[REQUEST] Better Infinity Embeddings support

Question

[REQUEST] Better Infinity Embeddings support

arbi-dev opened this issue 4 months ago · 2 comments

Problem

It's great that Tabby supports the fantastic infinity_emb backend for local embeddings, but there are a couple of missing features:

Infinity_emb is not included in the official docker image -- although it can be built with custom image, ideally it would work out of the box.
Infinity_emb supports loading a reranker in addition to an embedding model. It would be great to support loading both models on the same tabby instance (if I am not mistaken that it's not currently available).

Solution

-rebuild official docker with [infinity_emb]
-support multiple --embedding-model-name values at the same time

Alternatives

No response

Explanation

Tabby, Exllama and Infinity are great options for environments like kubernetes where it's better to use official image builds. also having multiple models on one instance helps with more efficient use of GPU resources.

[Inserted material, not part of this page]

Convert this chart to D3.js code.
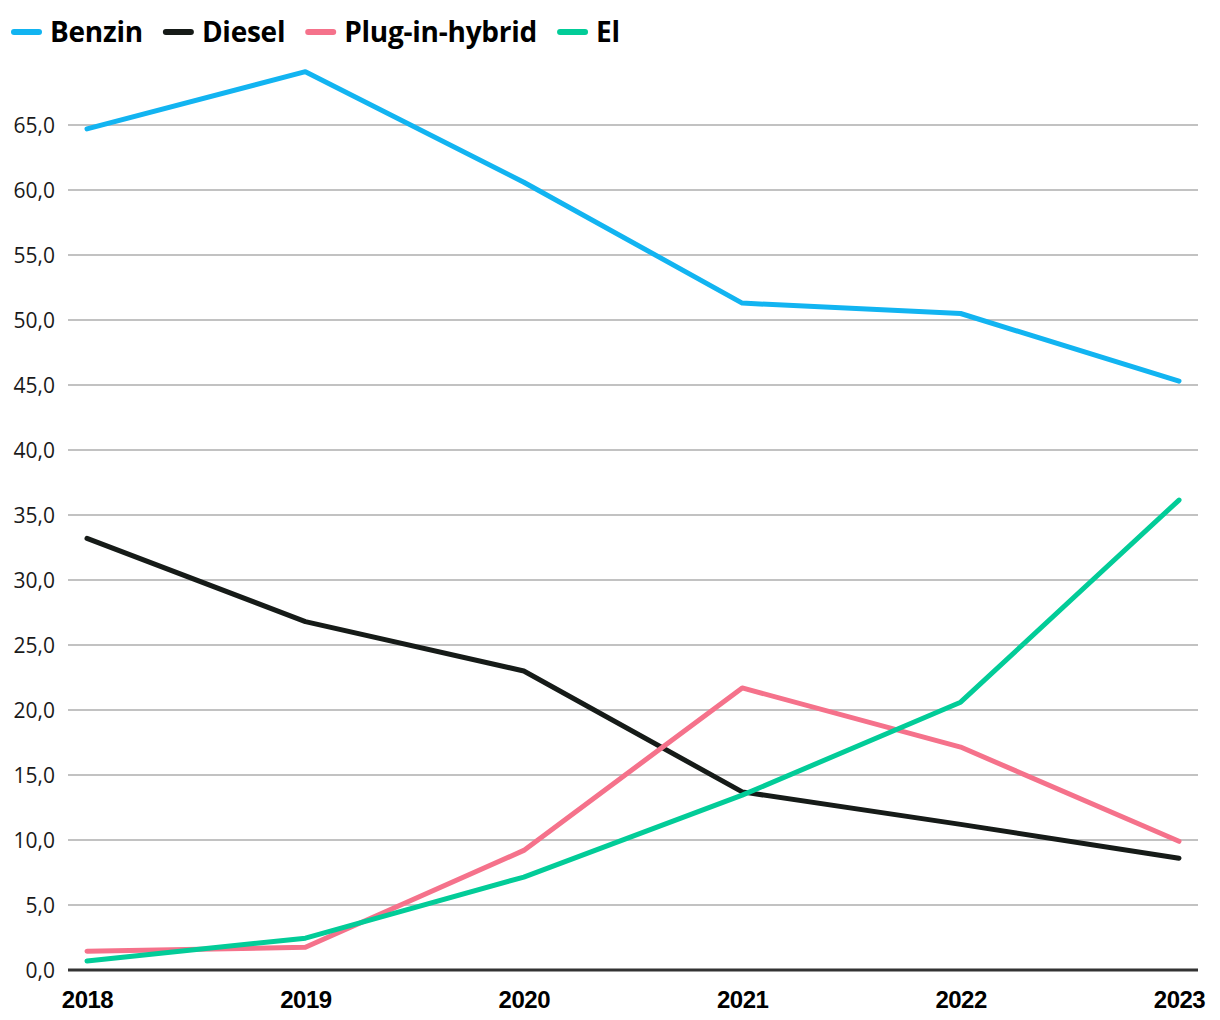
<!DOCTYPE html>
<html><head><meta charset="utf-8">
<script src="https://cdn.jsdelivr.net/npm/d3@7"></script>
<style>body{margin:0;background:#fff}svg{display:block}</style>
</head><body>
<svg id="c" width="1220" height="1020"></svg>
<script>
const years = ["2018","2019","2020","2021","2022","2023"];
const seriesNames = ["Benzin","Diesel","Plug-in-hybrid","El"];
const benzin = [64.7, 69.1, 60.6, 51.3, 50.5, 45.3];
const diesel = [33.2, 26.8, 23.0, 13.7, 11.2, 8.6];
const plugin = [1.45, 1.75, 9.2, 21.7, 17.15, 9.9];
const el = [0.7, 2.45, 7.15, 13.45, 20.6, 36.15];
const yTicks = [0,5,10,15,20,25,30,35,40,45,50,55,60,65];
const colors = ["#12b4f1","#161b18","#f5728b","#02cc98"];
const values = [benzin, diesel, plugin, el];

const svg = d3.select("#c");
const x = d3.scalePoint().domain(years).range([87,1179]);
const y = d3.scaleLinear().domain([0,65]).range([970,125]);

const grid = svg.append("g");
grid.selectAll("line").data(yTicks.filter(d=>d>0)).join("line")
  .attr("x1",68).attr("x2",1198)
  .attr("y1",d=>y(d)).attr("y2",d=>y(d))
  .attr("stroke","#c2c2c2").attr("stroke-width",2);

const yAxis = d3.axisLeft(y).tickValues(yTicks).tickSize(0).tickPadding(0)
  .tickFormat(d=>d3.format(".1f")(d).replace(".",","));
const ya = svg.append("g").attr("transform","translate(55,0)").call(yAxis);
ya.select(".domain").remove();
ya.selectAll("text").attr("font-family","'Open Sans'").attr("font-size",21).attr("fill","#1a1a1a").attr("dy","0.35em");

svg.append("line").attr("x1",68).attr("x2",1198).attr("y1",y(0)).attr("y2",y(0))
  .attr("stroke","#333").attr("stroke-width",3);

const xAxis = d3.axisBottom(x).tickSize(0).tickPadding(0);
const xa = svg.append("g").attr("transform","translate(0,1008)").call(xAxis);
xa.select(".domain").remove();
xa.selectAll("text").attr("font-family","'Liberation Sans', Arial").attr("font-weight","bold")
  .attr("font-size",24).attr("fill","#000").attr("dy",0).attr("letter-spacing","-0.5");

const line = d3.line().x((d,i)=>x(years[i])).y(d=>y(d));
svg.append("g").selectAll("path").data(values).join("path")
  .attr("d",d=>line(d)).attr("fill","none")
  .attr("stroke",(d,i)=>colors[i]).attr("stroke-width",5)
  .attr("stroke-linecap","round").attr("stroke-linejoin","round");

// legend
const lg = svg.append("g");
let lx = 11;
seriesNames.forEach((n,i)=>{
  lg.append("line").attr("x1",lx+3).attr("x2",lx+28).attr("y1",32).attr("y2",32)
    .attr("stroke",colors[i]).attr("stroke-width",6).attr("stroke-linecap","round");
  const t = lg.append("text").attr("x",lx+39).attr("y",32).attr("dy","0.35em")
    .attr("font-family","'Open Sans'").attr("font-weight","bold").attr("font-size",28)
    .attr("letter-spacing","-0.25").attr("fill","#000").text(n);
  lx += 39 + t.node().getComputedTextLength() + 20;
});
</script>
</body></html>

Thank you every for your great hard work on these projects!

Examples

No response

Additional context

No response

Acknowledgements

I have looked for similar requests before submitting this one.
I understand that the developers have lives and my issue will be answered when possible.
I understand the developers of this program are human, and I will make my requests politely.

Answer 1 · 2024-10-10T04:08:28.000Z

The docker change shouldn't be a big issue. It's possible to make it so docker pulls extras before compiling. However, re-ranking models are a different story.

Any other infinity-emb model outside of embeddings fall out of scope for TabbyAPI's purposes and will bloat the codebase. If you'd like to use different types of models at that level, I'd suggest using infinity-emb itself. Then, write a program that bridges tabby and infinity-emb which can broadcast to the end user.

Tabby is meant to be a cog in the machine, not the entire machine.